Winfrey helped to raise US$1,5 million to build a school in Zvipani at Matau where the funds constructed a high school which has since launched many girls into better futures. The seed money later gave birth to many other schools.
“Dr Tererai Trent came here and was full of praise to school staff, and the community after Sarah came up with flying colours that saw her enrolling at the University of Zimbabwe. It was such a profound moment for us all. She cried with happiness saying she lost the chance but is happy that it is being achieved by younger generations,” said one of the teachers at Matau High School.
Two more girls have enrolled in different universities.
“These girls silenced those who thought girls in rural schools couldn’t achieve such academic performance. One of the girls, Sarah, is the first in her family to enter into a university. She represents her mom, grandmother, and generations of women before, forever changing and redefining the baton she will pass down to the next generation,” Trent said.

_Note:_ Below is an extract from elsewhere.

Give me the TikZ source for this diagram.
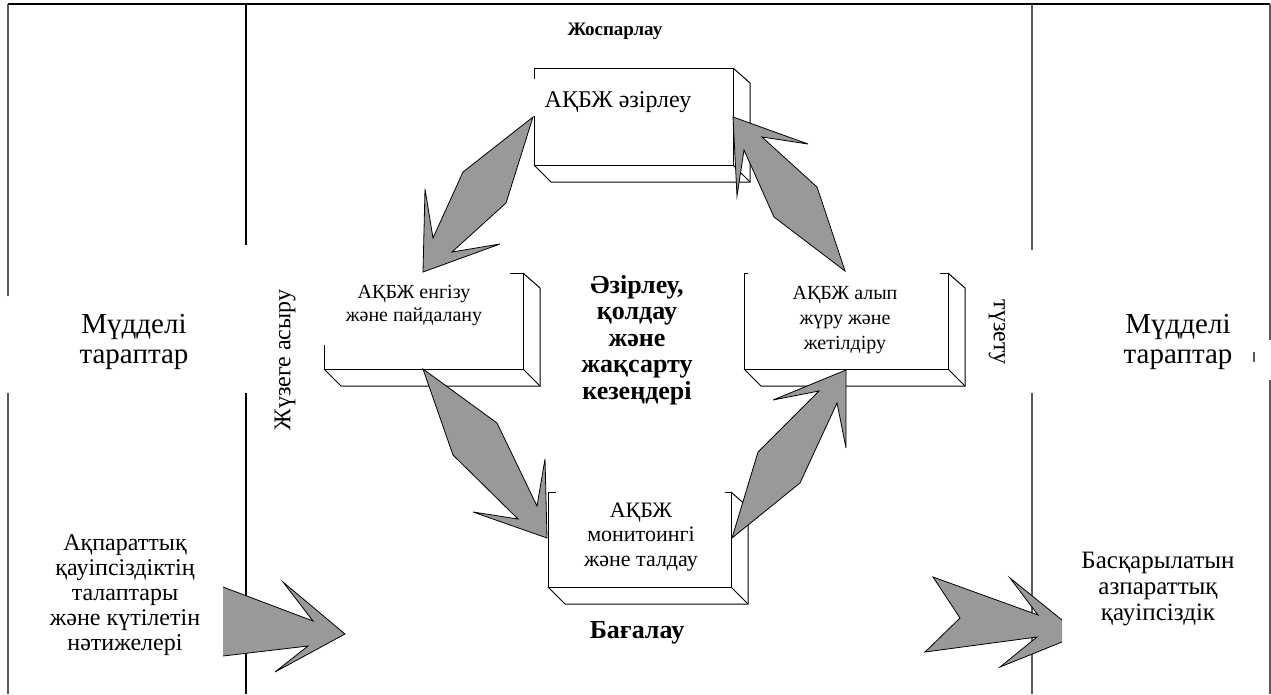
\documentclass[tikz,border=0pt]{standalone}
\usepackage{fontspec}
\setmainfont{Liberation Serif}
\definecolor{arrowgray}{RGB}{153,153,153}
\definecolor{linegray}{RGB}{90,90,90}
\begin{document}
\begin{tikzpicture}[x=1pt,y=-1pt,
  frameline/.style={line width=1.2pt, draw=black},
  grayline/.style={line width=1.6pt, draw=linegray},
  boxface/.style={draw, line width=1pt, fill=white, outer sep=0pt, inner sep=0pt},
  boxedge/.style={line width=1pt},
  blockarrow/.style={fill=arrowgray, draw=black, line width=0.8pt, line join=miter},
  arrowfill/.style={fill=arrowgray},
  arrowline/.style={draw=black, line width=0.8pt, line join=miter},
  boxtext/.style={font=\fontsize{20}{23}\selectfont, align=center, inner sep=0pt},
  bigtext/.style={font=\fontsize{29}{30}\selectfont, align=center, inner sep=0pt},
  sidetext/.style={font=\fontsize{24}{25}\selectfont, align=center, inner sep=0pt},
  boldtext/.style={font=\fontsize{26}{26.5}\selectfont\bfseries, align=center, inner sep=0pt}
]
\useasboundingbox (0,0) rectangle (1271,694);

% frame and dividers
\draw[grayline] (8,296) -- (8,4);
\draw[frameline] (8,4) -- (1270,4);
\draw[grayline] (1270,4) -- (1270,340);
\draw[grayline] (8,393) -- (8,694);
\draw[grayline] (1270,380) -- (1270,694);
\draw[grayline] (1254,352) -- (1254,362);
\draw[frameline] (246,4) -- (246,245);
\draw[frameline] (246,393) -- (246,694);
\draw[grayline] (1032,4) -- (1032,250);
\draw[grayline] (1032,393) -- (1032,694);

% boxes (front faces)
\node[boxface, minimum width=199pt, minimum height=97pt] (b1) at (633.5,116.5) {};
\node[boxface, minimum width=199pt, minimum height=96pt] (b2) at (423.5,321) {};
\node[boxface, minimum width=204pt, minimum height=96pt] (b3) at (846,321) {};
\node[boxface, minimum width=183pt, minimum height=95pt] (b4) at (639.5,539.5) {};

% 3D sides
\foreach \b in {b1,b2,b3,b4}{
  \draw[boxedge] (\b.north east) -- ++(17,15) |- ([shift={(17,17)}]\b.south west) -- (\b.south west);
  \draw[boxedge] (\b.south east) -- ++(17,17);
}

% white patches (text backgrounds hiding edges)
\fill[white] (532,79) rectangle (537,116);
\fill[white] (323,265) rectangle (510,345);
\fill[white] (748,265) rectangle (940,290);
\fill[white] (556,484) rectangle (725,505);

% box texts
\node[boxtext, font=\fontsize{24}{25}\selectfont] (t1) at (618,102) {АҚБЖ әзірлеу};
\node[boxtext] (t2) at (414,306) {АҚБЖ енгізу\\және пайдалану};
\node[boxtext, font=\fontsize{20}{25}\selectfont] (t3) at (845,320) {АҚБЖ алып\\жүру және\\жетілдіру};
\node[boxtext, font=\fontsize{22}{24.5}\selectfont] (t4) at (641,537) {АҚБЖ\\монитоингі\\және талдау};

% block arrows
\draw[blockarrow] (533,117) -- (463,172) -- (433,238) -- (425,189) -- (423,272) -- (500,244) -- (452,252) -- (506,203) -- cycle;
\draw[blockarrow] (423,369) -- (497,423) -- (537,506) -- (545,459) -- (547,538) -- (473,512) -- (518,519) -- (453,455) -- cycle;
\draw[blockarrow] (732,538) -- (800,483) -- (837,403) -- (846,448) -- (846,370) -- (773,400) -- (819,391) -- (758,452) -- cycle;
\draw[blockarrow] (845,271) -- (817,187) -- (762,137) -- (808,144) -- (733,117) -- (737,196) -- (744,150) -- (774,217) -- cycle;

% bottom arrows (clipped by text backgrounds)
\fill[arrowfill] (223,587) -- (313,621) -- (283,582) -- (345,634) -- (275,672) -- (308,646) -- (223,656) -- cycle;
\draw[arrowline] (223,587) -- (313,621) -- (283,582) -- (345,634) -- (275,672) -- (308,646) -- (223,656);
\fill[arrowfill] (933,577) -- (1038,615) -- (1010,578) -- (1062,620) -- (1062,642) -- (1000,667) -- (1037,637) -- (925,652) -- (960,618) -- cycle;
\draw[arrowline] (1062,620) -- (1010,578) -- (1038,615) -- (933,577) -- (960,618) -- (925,652) -- (1037,637) -- (1000,667) -- (1062,642);

% labels
\node[font=\fontsize{19}{20}\selectfont\bfseries, inner sep=0pt] (plan) at (615,31) {Жоспарлау};
\node[boldtext] (centre) at (637,340) {Әзірлеу,\\қолдау\\және\\жақсарту\\кезеңдері};
\node[boldtext] (eval) at (637,633) {Бағалау};
\node[sidetext, rotate=90] (impl) at (285,360) {Жүзеге асыру};
\node[sidetext, rotate=-90] (corr) at (997,332) {түзету};
\node[bigtext] (stakeL) at (134,342) {Мүдделі\\тараптар};
\node[bigtext] (stakeR) at (1178,342) {Мүдделі\\тараптар};
\node[sidetext] (req) at (125,595) {Ақпараттық\\қауіпсіздіктің\\талаптары\\және күтілетін\\нәтижелері};
\node[sidetext, font=\fontsize{25}{26}\selectfont] (res) at (1158,589) {Басқарылатын\\азпараттық\\қауіпсіздік};
\end{tikzpicture}
\end{document}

As an academic, motivational speaker and humanitarian, Trent is now a pacesetter for rural village girls who are now determined to excel beyond her.
Her life story was featured in the 2009 book Half the Sky by Nicholas Kristof and Sheryl WuDunn, and in an excerpt of that book published by The New York Times Magazine.
Just like Gumbonzvanda she is making a difference so that rural girls can rise from the dustbowls, excel and be champions of women’s emancipation and gender equality.